While you were sleeping the Nats got in good with your family and maybe began a relationship with your brother and they also won 2 of 3 in San Francisco. They bashed out 45 hits including 10 doubles which would be 23% of all their hits and 24% of all their doubles this season. Robles had the best series going 8-12 with 2 walks and raising his OPS from .443 (which is hideous) to .662 (which is perfectly ok for a defense first CF). Alcides Escobar went 5-8 to bring his 2022 status to "he's so bad" from "actively crying looking at his stats".  Lucius Fox got his first hit ever (great now send him down). And Yadiel Hernandez continued to hit going 5-8 with 3 doubles. It wasn't all good news though as Nelson Cruz went 1-13 and finds himself at the Escobar line. That line is not good for a aged SS who is no longer a top notch fielder. It's alarming for a DH. 

Pitching wise the Gray Ace WWI fighter pilot hero and Nationals #1 starter looked very good. SF is a perfect place for him as his issues are primarily homers and the park dulls those, even more than they are being dulled by whatever shenanigans are being pulled by MLB this time. With no balls going out of the park his FBs found gloves and his walks stayed on the basepaths. Aaron Sanchez pitched like he belonged in the rotation which is good because the Nats REALLY needed that. Rainey keeps looking good and Davey might have finally used up Arano. 
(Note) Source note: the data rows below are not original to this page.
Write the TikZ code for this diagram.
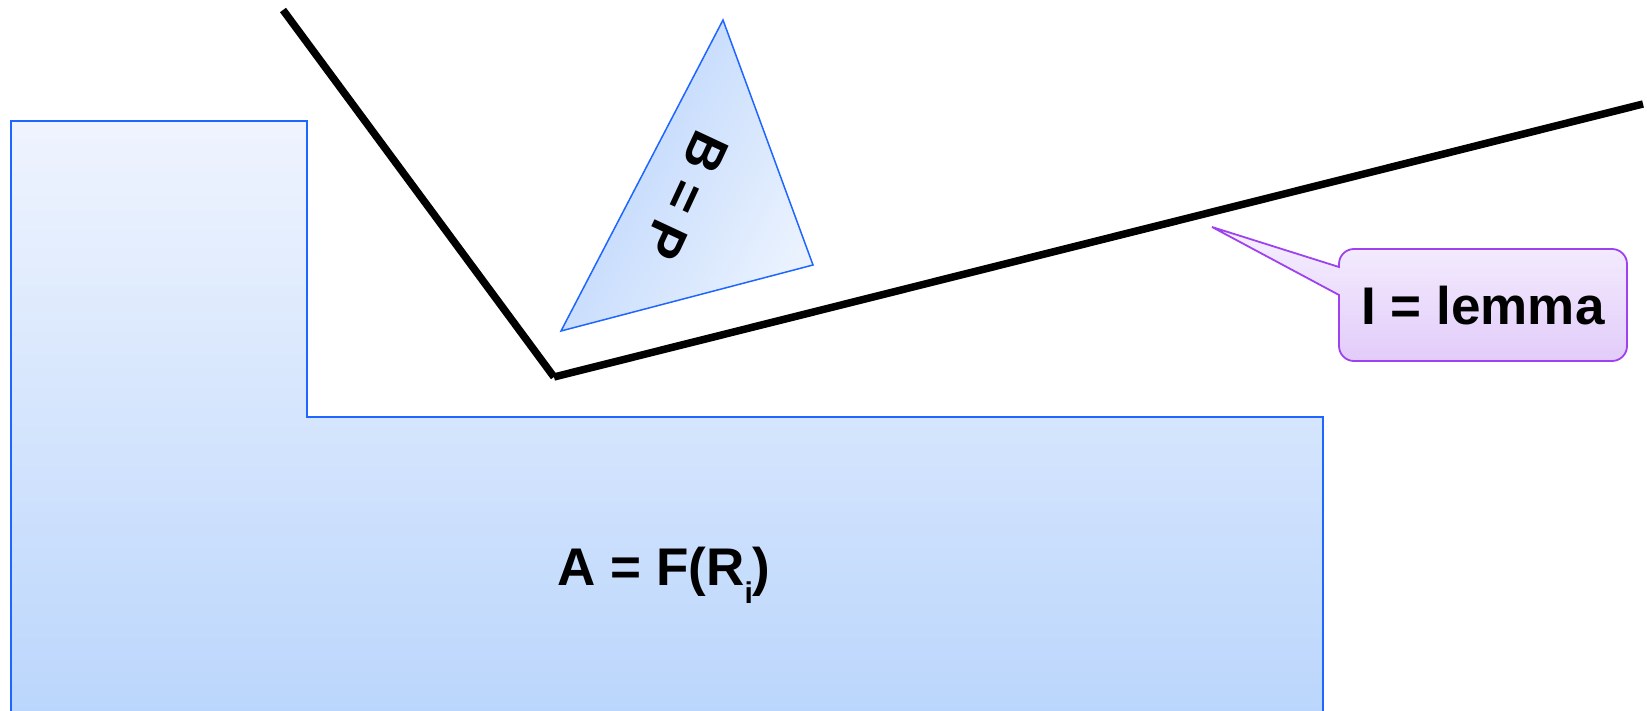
\documentclass[tikz,border=0pt]{standalone}
\usepackage{fontspec}
\setmainfont{Liberation Sans}
\usetikzlibrary{calc}
\definecolor{edgeblue}{RGB}{30,102,255}
\definecolor{atop}{RGB}{239,244,254}
\definecolor{abot}{RGB}{187,214,252}
\definecolor{bdark}{RGB}{184,211,252}
\definecolor{blight}{RGB}{234,242,254}
\definecolor{calledge}{RGB}{158,66,240}
\definecolor{calltop}{RGB}{246,240,254}
\definecolor{callbot}{RGB}{226,204,250}

\begin{document}
\begin{tikzpicture}[x=1pt, y=-1pt, font=\bfseries\fontsize{53}{60}\selectfont,
  part/.style={draw=edgeblue, line width=2pt},
  bar/.style={draw=black, line width=7.5pt},
  label/.style={inner sep=0pt, anchor=base}]
\useasboundingbox (0,0) rectangle (1647,711);
\coordinate (a1) at (11,716);
\coordinate (a2) at (11,121);
\coordinate (a3) at (307,121);
\coordinate (a4) at (307,417);
\coordinate (a5) at (1323,417);
\coordinate (a6) at (1323,716);
\shade[top color=atop, bottom color=abot] (11,711) -- (a2) -- (a3) -- (a4) -- (a5) -- (1323,711) -- cycle;
\draw[part] (a1) -- (a2) -- (a3) -- (a4) -- (a5) -- (a6);
\node[label] (area) at (664,585) {A = F(R\raisebox{-18pt}{\fontsize{30}{30}\selectfont i})};

\coordinate (top) at (283,10);
\coordinate (vee) at (554,377);
\coordinate (far) at (1643,104);
\draw[bar] (top) -- (vee);
\draw[bar] (vee) -- (far);

\coordinate (b1) at (723,20);
\coordinate (b2) at (813,265);
\coordinate (b3) at (561,331);
\shadedraw[draw=edgeblue, line width=1.5pt, left color=bdark, right color=blight, shading angle=62.5] (b1) -- (b2) -- (b3) -- cycle;
\node[rotate=-115, inner sep=0pt] (bp) at (686,196) {B = P};

\coordinate (tip) at (1212,227);
\shadedraw[draw=calledge, line width=1.8pt, top color=calltop, bottom color=callbot]
  (tip) -- (1339,295) [rounded corners=15] -- (1339,361) -- (1627,361) -- (1627,249) -- (1339,249) [sharp corners] -- (1339,267) -- cycle;
\node[label] (lemma) at (1483,325) {I = lemma};
\end{tikzpicture}
\end{document}
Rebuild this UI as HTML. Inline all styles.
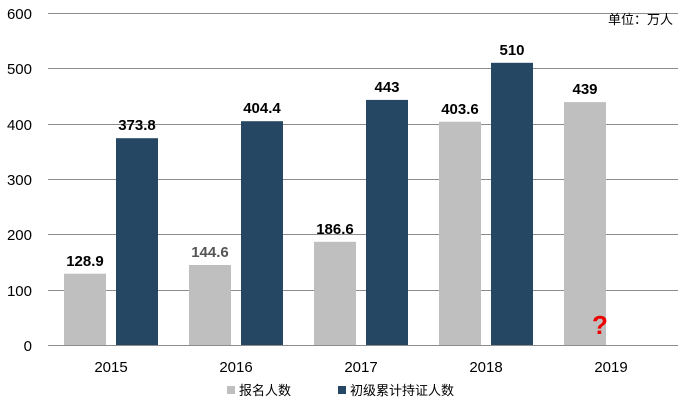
<!DOCTYPE html>
<html><head><meta charset="utf-8"><style>body{margin:0;background:#fff}svg{display:block}</style></head><body>
<svg width="681" height="404" xmlns="http://www.w3.org/2000/svg" font-family="Liberation Sans, Noto Sans CJK SC, sans-serif">
<g stroke="#8c8c8c" stroke-width="1">
<line x1="48" y1="13.5" x2="678" y2="13.5"/><line x1="48" y1="68.5" x2="678" y2="68.5"/><line x1="48" y1="124.5" x2="678" y2="124.5"/><line x1="48" y1="179.5" x2="678" y2="179.5"/><line x1="48" y1="234.5" x2="678" y2="234.5"/><line x1="48" y1="290.5" x2="678" y2="290.5"/><line x1="48" y1="345.5" x2="678" y2="345.5"/>
</g>
<g font-size="15" text-anchor="end" fill="#000">
<text x="32" y="19">600</text><text x="32" y="74">500</text><text x="32" y="130">400</text><text x="32" y="185">300</text><text x="32" y="240">200</text><text x="32" y="296">100</text><text x="32" y="351">0</text>
</g>
<g fill="#bfbfbf">
<rect x="64" y="273.7" width="42" height="71.3"/><rect x="189" y="265" width="42" height="80"/><rect x="314" y="241.8" width="42" height="103.2"/><rect x="439" y="121.7" width="42" height="223.3"/><rect x="564" y="102.1" width="42" height="242.9"/>
</g>
<g fill="#264763">
<rect x="116" y="138.2" width="42" height="206.8"/><rect x="241" y="121.2" width="42" height="223.8"/><rect x="366" y="99.9" width="42" height="245.1"/><rect x="491" y="62.8" width="42" height="282.2"/>
</g>
<g font-size="15" font-weight="bold" text-anchor="middle" fill="#000">
<text x="85" y="266">128.9</text><text x="137" y="130">373.8</text>
<text x="210" y="257" fill="#555">144.6</text><text x="262" y="113">404.4</text>
<text x="335" y="234">186.6</text><text x="387" y="92">443</text>
<text x="460" y="114">403.6</text><text x="512" y="55">510</text>
<text x="585" y="94">439</text>
</g>
<text x="600" y="334" font-size="26" font-weight="bold" fill="#e00" text-anchor="middle">?</text>
<g font-size="15" text-anchor="middle" fill="#000">
<text x="111" y="372">2015</text><text x="236" y="372">2016</text><text x="361" y="372">2017</text><text x="486" y="372">2018</text><text x="611" y="372">2019</text>
</g>
<text x="673" y="24" font-size="13" text-anchor="end">单位：万人</text>
<rect x="227" y="386" width="8" height="8" fill="#bfbfbf"/>
<text x="239" y="395" font-size="13">报名人数</text>
<rect x="338" y="386" width="8" height="8" fill="#264763"/>
<text x="350" y="395" font-size="13">初级累计持证人数</text>
</svg>
</body></html>
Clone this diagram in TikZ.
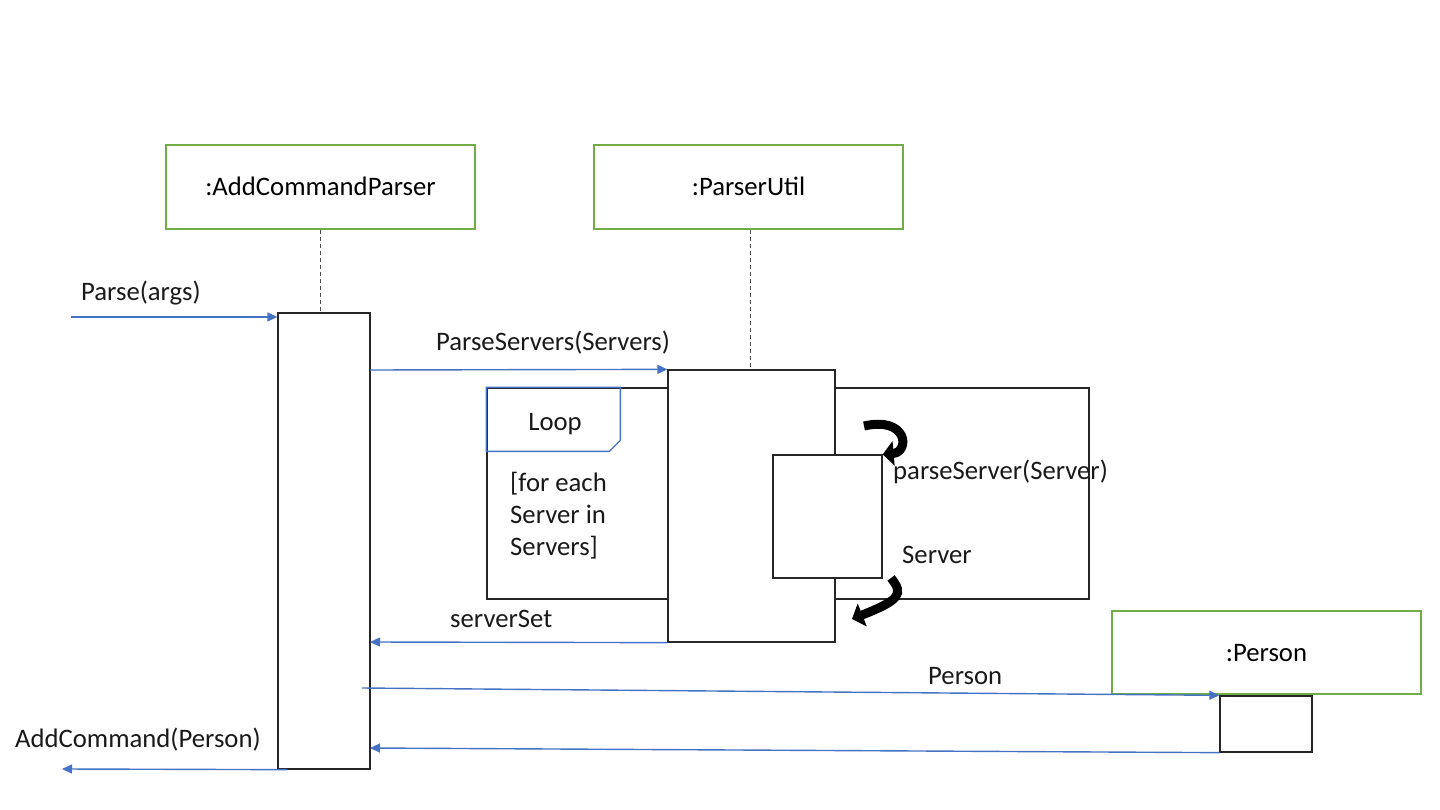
\documentclass[tikz,border=0pt]{standalone}
\usepackage{fontspec}
\setmainfont{Carlito}
\usetikzlibrary{arrows.meta,calc}
\definecolor{objgreen}{HTML}{70AD47}
\definecolor{msgblue}{HTML}{4472C4}
\tikzset{
  every node/.style={font=\fontsize{26.7pt}{32pt}\selectfont, inner sep=0pt},
  objbox/.style={draw=objgreen, line width=1.3pt, fill=white, minimum width=309pt, minimum height=84pt, text height=17.2pt, text depth=0pt},
  actbox/.style={draw=black!85, line width=1.3pt, fill=white},
  frame/.style={draw=black!85, line width=1.3pt},
  tagline/.style={draw=msgblue, line width=1.3pt},
  lifeline/.style={draw=black!70, line width=1pt, dash pattern=on 4pt off 3pt},
  msg/.style={draw=msgblue, line width=1.4pt, -{Triangle[length=10pt,width=9pt]}},
  selfarrow/.style={draw=black, line width=9pt, -{Triangle[length=11pt,width=24pt]}},
  lbl/.style={anchor=base west, text=black!90},
}
\begin{document}
\begin{tikzpicture}[x=1pt,y=-1pt]
\useasboundingbox (0,0) rectangle (1440,810);

% object boxes
\node[objbox] (acp) at (320.5,187) {:AddCommandParser};
\node[objbox] (pu) at (748.5,187) {:ParserUtil};
\node[objbox, minimum height=83pt] (per) at (1266.5,652.5) {:Person};

% loop frame
\node[frame, minimum width=602pt, minimum height=211pt] (loop) at (788,493.5) {};
\draw[tagline] (loop.north west) -- ++(134,0) -- ++(0,53) -- ++(-11,11) -- ++(-123,0) -- cycle;
\node[anchor=base, text=black!90] (looplbl) at (555,430) {Loop};
\node[lbl] (g1) at (510,491) {[for each};
\node[lbl] (g2) at (510,523) {Server in};
\node[lbl] (g3) at (510,555) {Servers]};

% activations
\node[actbox, minimum width=92pt, minimum height=456pt] (a1) at (324,541) {};
\node[actbox, minimum width=167pt, minimum height=272pt] (a2) at (751.5,506) {};
\node[actbox, minimum width=109pt, minimum height=123pt] (a3) at (827.5,516.5) {};
\node[actbox, minimum width=92pt, minimum height=56pt] (a4) at (1266,724) {};

% lifelines
\draw[lifeline] (acp.south) -- (acp.south |- a1.north);
\draw[lifeline] (pu.south) ++(1.5,0) coordinate (pl) -- (pl |- a2.north);

% messages
\coordinate (p0) at (71,317);
\draw[msg] (p0) -- (p0 -| a1.west);
\node[lbl] (l1) at (81,301) {Parse(args)};

\coordinate (ps0) at (370,370);
\draw[msg] (ps0) -- (a2.north west);
\node[anchor=base, text=black!90] (l2) at (553,350) {ParseServers(Servers)};

\coordinate (ss1) at (370,642);
\draw[msg] (a2.south west) -- (ss1);
\node[lbl] (l3) at (450,627) {serverSet};

\coordinate (q0) at (362,688);
\draw[msg] (q0) -- (a4.north west);
\node[lbl] (l4) at (928,684) {Person};

\coordinate (r1) at (370,748);
\draw[msg] (a4.south west) -- (r1);

\coordinate (ac0) at (62,769);
\draw[msg] ($(a1.south west)+(10,0)$) -- (ac0);
\node[lbl] (l5) at (15,747) {AddCommand(Person)};

% self call
\coordinate (sc1) at (864,426);
\draw[selfarrow] (sc1) .. controls (908,416) and (910,452) .. (a3.north east);
\node[lbl] (l6) at (893,479) {parseServer(Server)};

\coordinate (sr0) at (891,578);
\coordinate (sr1) at (852,619);
\draw[selfarrow] (sr0) .. controls (904,594) and (900,600) .. (sr1);
\node[lbl] (l7) at (902,563) {Server};
\end{tikzpicture}
\end{document}
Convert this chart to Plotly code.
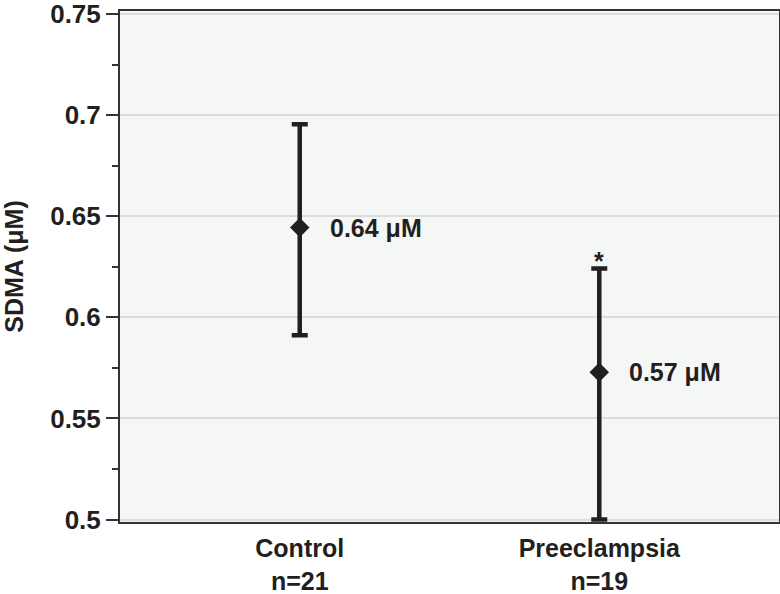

Day off today and then the Rockies. The Rockies have been an early surprise (13-9) but I don't buy it. It's a mix of luck (5-0 in 1 run games), over performance from a middling rotation (which got crushed by Philly), and some scheduling luck (after a good start with a series win vs LA have played TEX, DET, CIN, - three bottom dwelling teams, CHC - not good, and PHI - who they went 2-5 against). They might be a .500 team so the Nats could take this short series. Plus it's Soto in Colorado and he's gotta heat up sometime.